Nevertheless, they say the final agreement is an improvement from earlier proposals.
Greens Senator Sarah Hanson-Young says the deal fails to guarantee the human rights of people moved offshore.
“Australia is a signatory to the refugee convention, and yet what we see here under this arrangement is Australia doing everything it can to shirk that responsibility and at the exorbitant cost to Australian taxpayers,” she said.
She says the deal is short on detail.
“This deal is still very unclear as to what types of protections will be offered to these people that we expel to Malaysia,” she said.
“The details should have been in the agreement. Verbal assurances mean nothing in this circumstance.”
But the Immigration Minister says the transferred refugees will carry identification ensuring they will be allowed to work within Malaysia.
“The arrangement is very clear. And the people transferred from Australian to Malaysia will have identification documents which make it clear that they are permitted to be in Malaysia, that the law in relation to illegal migrants does not apply to them,” Mr Bowen said.
“And the Malaysian government has issued clear instructions to its law enforcement authorities that these people are transferred with the agreement of the Malaysian government and they are to be dealt with accordingly. “
Policy failure
The plan has also drawn the ire of the other side of politics, with Opposition immigration spokesman Scott Morrison saying it is an admission of policy failure.“This Government clearly believes their policies are wrong and they’ve sought to change those policies,” he said.

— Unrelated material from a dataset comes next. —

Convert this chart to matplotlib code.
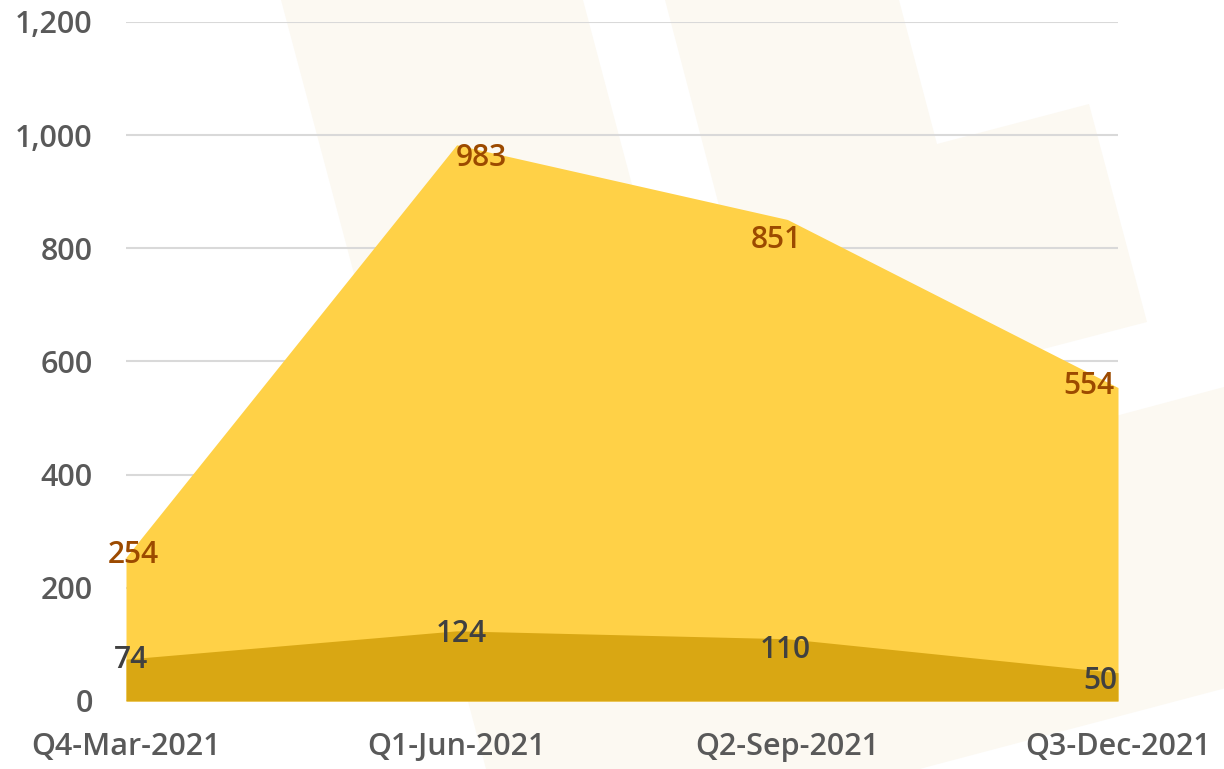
import matplotlib
matplotlib.use("Agg")
import matplotlib.pyplot as plt
from matplotlib.patches import Polygon
from matplotlib.ticker import FuncFormatter

plt.rcParams['font.family'] = ['Open Sans', 'DejaVu Sans']
plt.rcParams['font.weight'] = 'semibold'

quarters = ['Q4-Mar-2021', 'Q1-Jun-2021', 'Q2-Sep-2021', 'Q3-Dec-2021']
total = [254, 983, 851, 554]
subset = [74, 124, 110, 50]

# label nudges (pixels) so each value sits near its vertex
total_offsets = [(7, 2), (25, -13), (-11, -21), (-29, 2)]
subset_offsets = [(5, -1), (5, -3), (-2, -11), (-18, -8)]

W, H = 1224, 769
fig = plt.figure(figsize=(W / 100, H / 100), dpi=100)
fig.patch.set_facecolor('white')

# faint background shapes
shapes = [
    [(281, 0), (583, 0), (787, 769), (486, 769)],
    [(665, 0), (899, 0), (937, 144), (1089, 104), (1147, 322), (775, 419)],
    [(1224, 387), (1260, 378), (1260, 679), (927, 767), (600, 860), (600, 554)],
]
for pts in shapes:
    verts = [(x / W, 1 - y / H) for x, y in pts]
    fig.add_artist(Polygon(verts, closed=True, transform=fig.transFigure,
                           facecolor='#fcf9f2', edgecolor='none', zorder=-5))

ax = fig.add_axes([126 / W, 1 - 701 / H, (1118 - 126) / W, (701 - 22) / H])
ax.patch.set_alpha(0)

x = list(range(len(quarters)))
ax.fill_between(x, 0, total, color='#ffd147', linewidth=0, zorder=2)
ax.fill_between(x, 0, subset, color='#d9a713', linewidth=0, zorder=3)

for i, v in enumerate(total):
    dx, dy = total_offsets[i]
    ax.annotate(str(v), (i, v), xytext=(dx, dy), textcoords='offset pixels',
                ha='center', va='center', fontsize=21.5, color='#9c4a00', zorder=5)
for i, v in enumerate(subset):
    dx, dy = subset_offsets[i]
    ax.annotate(str(v), (i, v), xytext=(dx, dy), textcoords='offset pixels',
                ha='center', va='center', fontsize=21.5, color='#404040', zorder=5)

ax.set_xlim(0, 3)
ax.set_ylim(0, 1200)
ax.set_yticks(range(0, 1201, 200))
ax.yaxis.set_major_formatter(FuncFormatter(lambda v, p: f'{int(v):,}'))
ax.set_xticks(x)
ax.set_xticklabels(quarters)
ax.grid(axis='y', color='#d9d9d9', linewidth=1.5, zorder=0)
ax.set_axisbelow(True)
for s in ax.spines.values():
    s.set_visible(False)
ax.tick_params(axis='both', length=0, labelsize=22, labelcolor='#595959')
ax.tick_params(axis='y', pad=24)
ax.tick_params(axis='x', pad=22)

plt.savefig('out.png', dpi=100)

Mr Morrison has dismissed the Government’s claims the deal is a regional solution to people smuggling.
“This is a one-off bilateral deal with a use-by date of 800 transferees, now if everybody who had turned up since this deal was announced (was included), this deal would almost be over before it began,” he said.
“Australia will bear all the costs associated with this arrangement, every last cent.”
But Ms Gillard says the deal would send a strong warning.
“This is a ground-breaking agreement which is designed to smash the business model of people smugglers,” she said.
And Mr Bowen has defended the Government’s decision to process the 500 asylum seekers who have arrive since the deal was announced in Australia.
The Government had previously maintained those asylum seekers would be processed offshore, but Mr Bowen says problems in Papua New Guinea forced the Government to change its mind.
“We have had to adjust our position there. That was an important thing to say and it was the appropriate thing to say with the information we had available to us at that time,” he said.
“It’s now clear that not only Malaysia, but the discussions we’ve been in with Papua New Guinea have taken longer than it might have been expected they would, therefore the only appropriate and reasonable thing to do is to process those people in Australia.”
Mr Bowen says he only decided the to process the earlier arrivals in Australia shortly before he left for Kuala Lumpur.
Ms Gillard says the deal will be accompanied by a communications strategy aimed at ensuring asylum seekers know they will be sent to Malaysia if they try to come to Australia.